Ford's familiar 3.5-liter twin-turbo EcoBoost V6 still rests under the hood. Thanks to a new cold-air intake, a high-flow air filter, and aluminum intercooler and a ECU tune, the engine now makes roughly 525 horsepower and 610 pound-feet of torque. Yes, that's less power than both the last Shelby Baja Raptor and Baja 700, but the current truck weighs hundreds of pounds less than those models. Plus, it's Shelby. There's sure to be an even higher-output version in the works.
The other big change rests with the suspension. A different, more robust set of Fox shocks boost performance. The front uses 3-inch coilover internal bypass adjustable reservoir shocks, while the rear suspension packs 3-inch external bypass adjustable reservoir shocks. Shelby says the shocks don't require any tools to adjust and should improve both on-road comfort and off-road prowess. The stock 35-inch BF Goodrich KO2 tires have been replaced with slightly more aggressive 35-inch BFGoodrich KM2 tires.
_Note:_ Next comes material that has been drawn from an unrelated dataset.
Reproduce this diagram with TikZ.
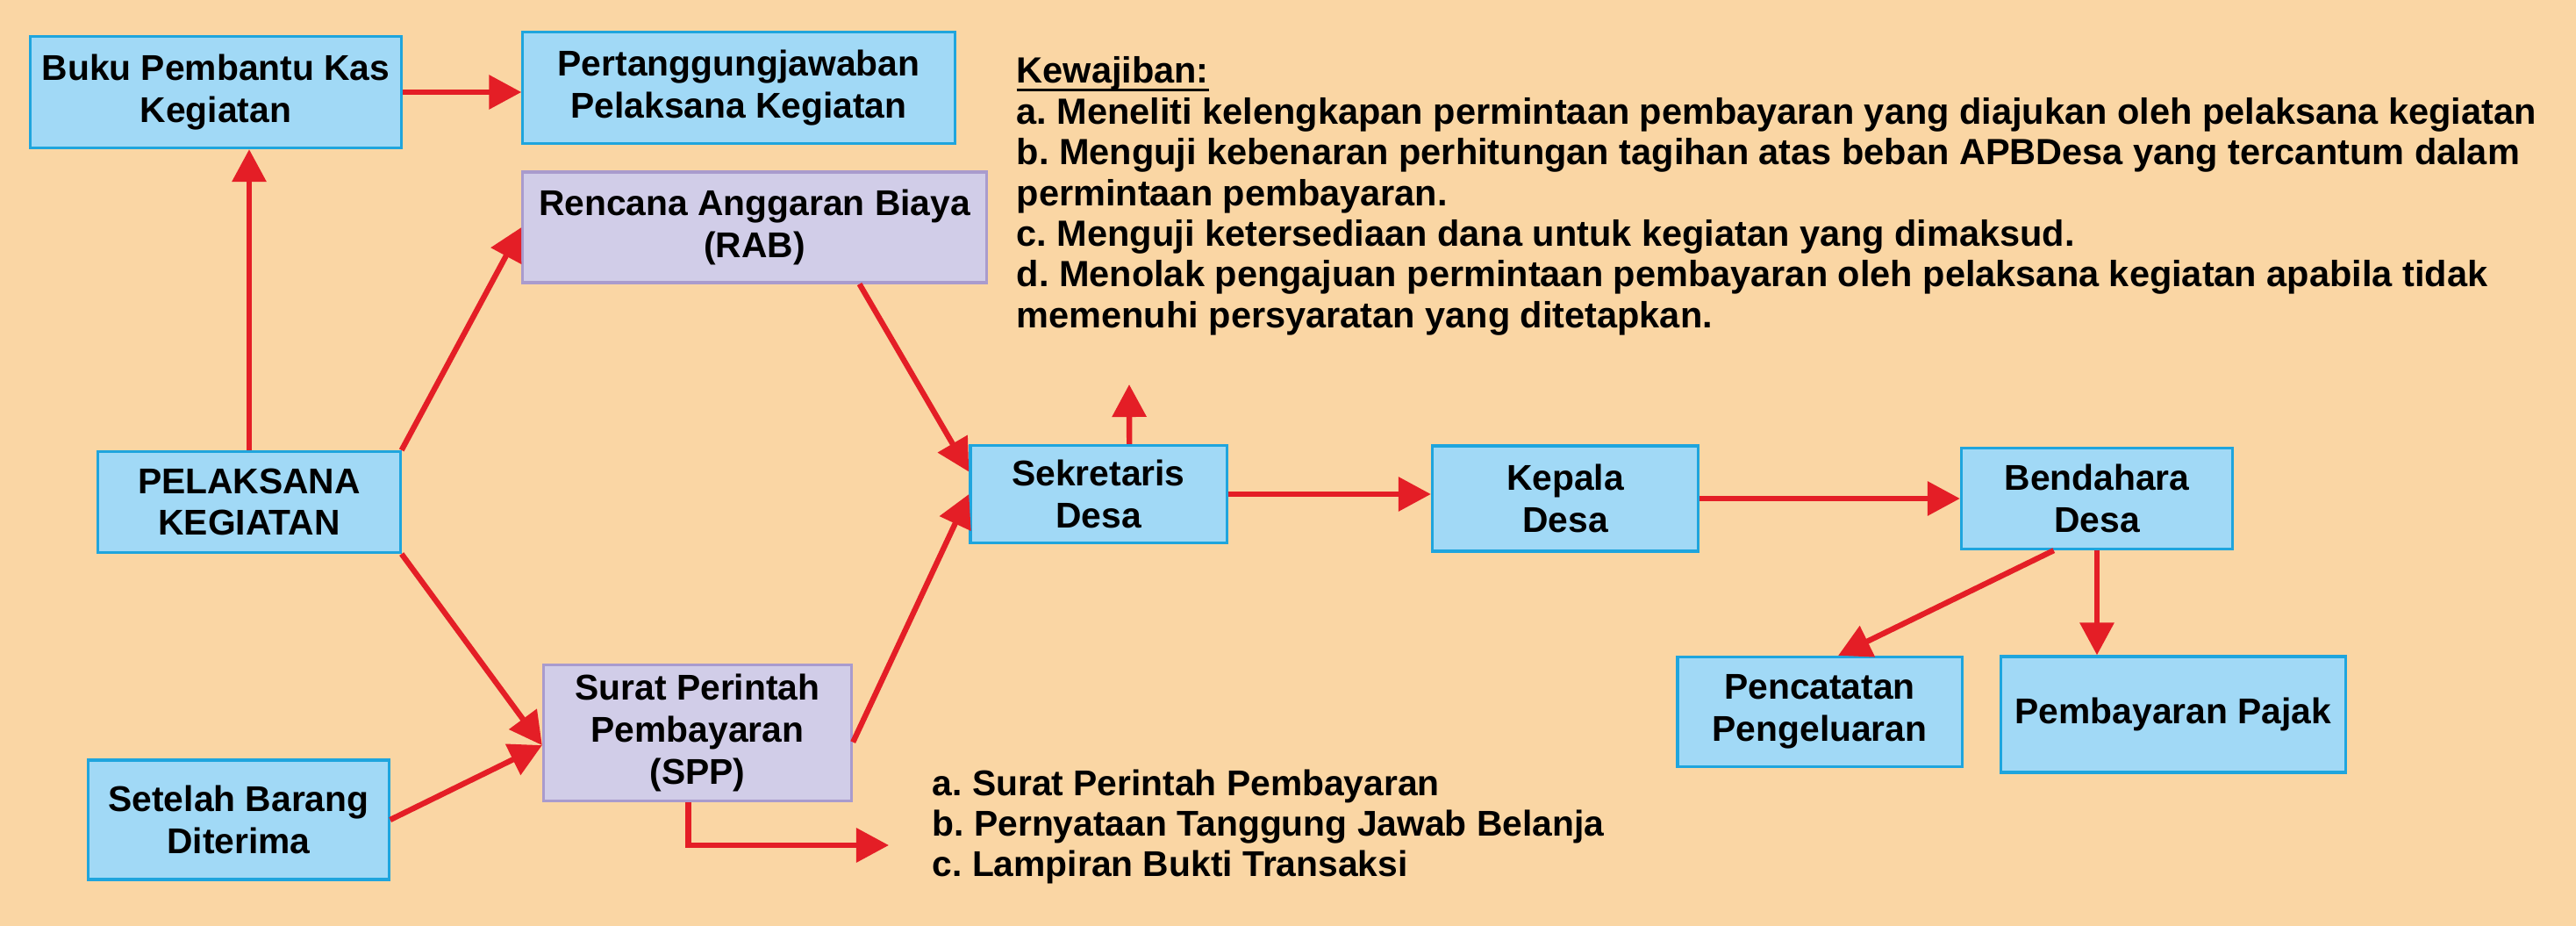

Shelby added a number of visual upgrades to make the truck stand out from its more pedestrian brethren. The custom front and rear bumpers add a number of tow points and a whole lot of LED lighting. No getting lost at night in this truck. There's a new steel rack in the bed that packs its share of LED lighting. It also has mounts for the two spare tires. A new hood features the classic dual intakes and dual stripes that have graced so many Shelby models.
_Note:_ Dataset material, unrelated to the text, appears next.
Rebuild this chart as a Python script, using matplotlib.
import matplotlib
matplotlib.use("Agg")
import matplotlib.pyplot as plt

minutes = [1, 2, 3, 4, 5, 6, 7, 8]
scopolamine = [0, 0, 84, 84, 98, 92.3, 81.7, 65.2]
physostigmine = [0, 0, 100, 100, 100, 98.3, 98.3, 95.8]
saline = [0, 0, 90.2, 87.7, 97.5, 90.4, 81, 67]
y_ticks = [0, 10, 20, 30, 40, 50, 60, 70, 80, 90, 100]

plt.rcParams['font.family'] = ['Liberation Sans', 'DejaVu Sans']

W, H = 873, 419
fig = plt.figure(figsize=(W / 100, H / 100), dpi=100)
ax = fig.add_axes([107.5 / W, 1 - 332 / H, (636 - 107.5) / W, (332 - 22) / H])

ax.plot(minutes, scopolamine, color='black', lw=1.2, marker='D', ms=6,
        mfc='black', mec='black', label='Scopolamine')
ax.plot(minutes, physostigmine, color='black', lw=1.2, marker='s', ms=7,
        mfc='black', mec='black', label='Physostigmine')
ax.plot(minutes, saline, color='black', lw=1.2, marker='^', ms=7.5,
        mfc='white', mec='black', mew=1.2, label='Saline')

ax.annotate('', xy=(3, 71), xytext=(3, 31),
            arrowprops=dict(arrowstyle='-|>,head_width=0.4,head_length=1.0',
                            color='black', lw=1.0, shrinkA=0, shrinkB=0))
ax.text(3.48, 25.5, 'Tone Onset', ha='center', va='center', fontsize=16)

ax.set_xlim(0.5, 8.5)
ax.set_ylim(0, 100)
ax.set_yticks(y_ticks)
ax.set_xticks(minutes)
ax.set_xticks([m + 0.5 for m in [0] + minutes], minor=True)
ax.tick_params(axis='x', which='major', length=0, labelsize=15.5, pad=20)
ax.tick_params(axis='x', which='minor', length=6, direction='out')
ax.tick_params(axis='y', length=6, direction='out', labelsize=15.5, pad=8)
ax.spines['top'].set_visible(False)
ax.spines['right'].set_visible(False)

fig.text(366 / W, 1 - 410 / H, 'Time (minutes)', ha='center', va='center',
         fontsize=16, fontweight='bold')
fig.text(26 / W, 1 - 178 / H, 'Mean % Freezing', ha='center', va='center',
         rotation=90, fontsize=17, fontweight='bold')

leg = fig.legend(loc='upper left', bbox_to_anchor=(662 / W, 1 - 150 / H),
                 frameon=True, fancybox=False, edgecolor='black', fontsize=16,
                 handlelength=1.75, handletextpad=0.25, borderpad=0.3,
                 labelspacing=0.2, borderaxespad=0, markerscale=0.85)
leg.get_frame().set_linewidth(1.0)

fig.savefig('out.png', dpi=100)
Inside, changes are much more modest. There's new leather on the seats, some carbon fiber trim panels, new floor mats and a number of plaques and emblems with the Shelby logo.
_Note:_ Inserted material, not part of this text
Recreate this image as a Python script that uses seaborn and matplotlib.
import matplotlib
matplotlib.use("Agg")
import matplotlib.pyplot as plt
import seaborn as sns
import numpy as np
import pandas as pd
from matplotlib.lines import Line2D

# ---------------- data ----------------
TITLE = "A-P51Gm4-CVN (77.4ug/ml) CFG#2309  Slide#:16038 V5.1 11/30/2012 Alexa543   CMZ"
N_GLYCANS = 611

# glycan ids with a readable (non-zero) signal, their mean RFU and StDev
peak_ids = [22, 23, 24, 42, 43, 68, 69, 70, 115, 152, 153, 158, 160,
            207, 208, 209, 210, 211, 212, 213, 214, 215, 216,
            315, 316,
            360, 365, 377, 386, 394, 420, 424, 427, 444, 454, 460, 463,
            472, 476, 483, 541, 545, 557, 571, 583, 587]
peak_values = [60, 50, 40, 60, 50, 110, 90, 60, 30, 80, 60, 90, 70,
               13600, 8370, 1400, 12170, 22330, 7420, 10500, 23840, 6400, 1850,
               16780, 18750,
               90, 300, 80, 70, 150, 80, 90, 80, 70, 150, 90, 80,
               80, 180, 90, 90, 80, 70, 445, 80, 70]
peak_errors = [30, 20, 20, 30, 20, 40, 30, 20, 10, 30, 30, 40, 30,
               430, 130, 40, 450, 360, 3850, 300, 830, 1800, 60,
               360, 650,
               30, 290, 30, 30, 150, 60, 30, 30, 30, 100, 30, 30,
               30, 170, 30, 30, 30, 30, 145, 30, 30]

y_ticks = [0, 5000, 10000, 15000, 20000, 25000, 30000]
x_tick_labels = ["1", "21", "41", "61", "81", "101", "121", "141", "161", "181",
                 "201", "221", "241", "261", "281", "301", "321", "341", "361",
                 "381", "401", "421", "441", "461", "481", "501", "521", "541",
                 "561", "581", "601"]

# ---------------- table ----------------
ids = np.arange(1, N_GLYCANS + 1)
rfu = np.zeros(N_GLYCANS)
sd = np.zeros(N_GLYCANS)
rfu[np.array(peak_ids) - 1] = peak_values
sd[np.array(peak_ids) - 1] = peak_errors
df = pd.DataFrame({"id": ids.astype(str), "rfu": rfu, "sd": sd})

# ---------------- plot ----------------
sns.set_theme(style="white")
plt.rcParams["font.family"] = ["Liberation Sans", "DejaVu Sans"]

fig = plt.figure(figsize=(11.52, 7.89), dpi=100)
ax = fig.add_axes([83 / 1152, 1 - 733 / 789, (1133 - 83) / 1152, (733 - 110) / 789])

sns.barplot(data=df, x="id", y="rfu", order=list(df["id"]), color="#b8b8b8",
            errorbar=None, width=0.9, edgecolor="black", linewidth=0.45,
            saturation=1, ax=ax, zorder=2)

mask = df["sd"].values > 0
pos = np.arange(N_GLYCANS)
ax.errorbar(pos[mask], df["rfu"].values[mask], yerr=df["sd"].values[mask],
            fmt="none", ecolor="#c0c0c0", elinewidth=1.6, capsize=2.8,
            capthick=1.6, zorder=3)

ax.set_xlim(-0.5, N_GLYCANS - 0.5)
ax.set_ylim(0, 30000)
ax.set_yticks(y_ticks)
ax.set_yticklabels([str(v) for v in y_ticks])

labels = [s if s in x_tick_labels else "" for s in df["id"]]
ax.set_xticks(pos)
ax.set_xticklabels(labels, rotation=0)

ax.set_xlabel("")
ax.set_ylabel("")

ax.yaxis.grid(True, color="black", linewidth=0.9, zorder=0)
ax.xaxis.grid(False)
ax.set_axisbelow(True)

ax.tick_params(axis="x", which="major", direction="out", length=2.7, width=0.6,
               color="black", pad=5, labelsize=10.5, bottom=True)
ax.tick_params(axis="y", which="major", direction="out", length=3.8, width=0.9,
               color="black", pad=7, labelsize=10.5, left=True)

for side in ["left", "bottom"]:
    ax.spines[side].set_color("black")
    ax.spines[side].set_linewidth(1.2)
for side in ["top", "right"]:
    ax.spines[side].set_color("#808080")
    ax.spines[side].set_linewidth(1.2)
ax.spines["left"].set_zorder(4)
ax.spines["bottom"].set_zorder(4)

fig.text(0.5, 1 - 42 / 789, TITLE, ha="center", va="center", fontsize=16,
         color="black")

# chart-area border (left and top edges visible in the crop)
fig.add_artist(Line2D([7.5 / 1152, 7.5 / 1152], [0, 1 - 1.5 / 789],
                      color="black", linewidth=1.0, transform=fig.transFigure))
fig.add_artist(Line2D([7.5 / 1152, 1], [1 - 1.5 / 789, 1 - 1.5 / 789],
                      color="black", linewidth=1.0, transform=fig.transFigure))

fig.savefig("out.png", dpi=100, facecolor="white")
As expected, none of this comes cheap. The estimated price is $116,815. That includes both the truck and conversion, the latter of which costs $48,650. The price is only an estimate since the cost of a Raptor can vary based on dealers and options. Trucks are available new from authorized Shelby Ford dealers in the U.S. and Canada. Current owners can take their trucks in to be converted.